South Africa: 'I Knew I Was Going to Be Dismissed' - Hogan At State Capture Inquiry

Top: Zondo Commission of Inquiry readies proceedings. Bottom-left: Former ANC MP Vytjie Mentor. Bottom-right: Former finance minister Nhlanhla Nene.
13 November 2018

Former public enterprises minister Barbara Hogan says she knew she was going to be dismissed when former president Jacob Zuma called her into an urgent meeting at his residence in Pretoria.

Hogan was testifying during her second day at the judicial commission of inquiry into state capture on Tuesday.

Hogan told inquiry chairperson Deputy Justice Raymond Zondo that her deputy, Enoch Godongwana, had told her before she was fired that there were rumours of her dismissal at Luthuli House.

She said in October 2009, she received a call summoning her to an urgent meeting with Zuma and former ANC secretary general and now Mineral Resources Minister Gwede Mantashe at the former president's official residence in Pretoria.

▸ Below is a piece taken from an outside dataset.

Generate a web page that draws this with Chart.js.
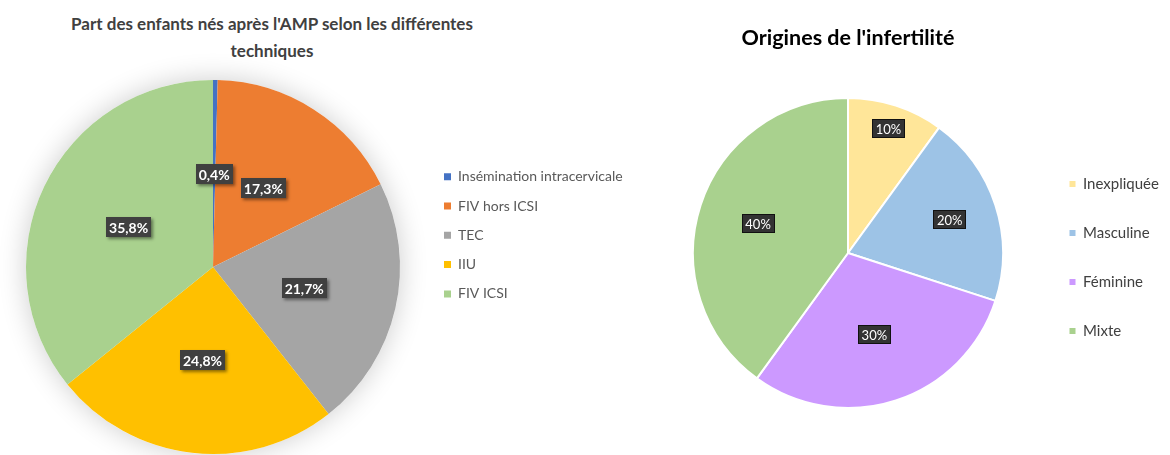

"I knew then that I was going to be dismissed...the president never really called me to an urgent meeting," she said.

Her late partner, Ahmed Kathrada, insisted on accompanying her to Zuma's house. She said when they arrived at the house, Kathrada sat in the car because he was not invited in.

Hogan said the former president told her that the ANC's national executive committee had decided to "redeploy" her to Finland as an ambassador.

"There had been lots of rumours that I was going to be reshuffled so I had no idea that I was going to be sent as an ambassador to Finland."

She said told the president she could not ask her partner, Kathrada, who had spent 26 years in jail, to leave "his country, family and friends" and come live with her in Finland for five years.

She said she did not ask for reasons for her dismissal because the president has the prerogative to dismiss.

She explained to Zondo that she also could not stay as an MP because Kathrada was alone most of the time while she performed her duties.

Hogan said she was informed that former minister of home affairs Malusi Gigaba would replace her as minister of public enterprises. According to Hogan, Gigaba had declined a "handover" meeting with her.

Hogan said at the time there was a narrative spun that painted the Cabinet ministers who had been reshuffled and dismissed as "incompetent".

She also said that issues around her performance were never raised by the former president, prior to her dismissal.

She said while she was aware that she often had "differences of opinion" with Zuma, he had never complained about her performance.

Hogan's testimony was interrupted by a power failure in the area. She is expected to appear again on Wednesday at 10:00.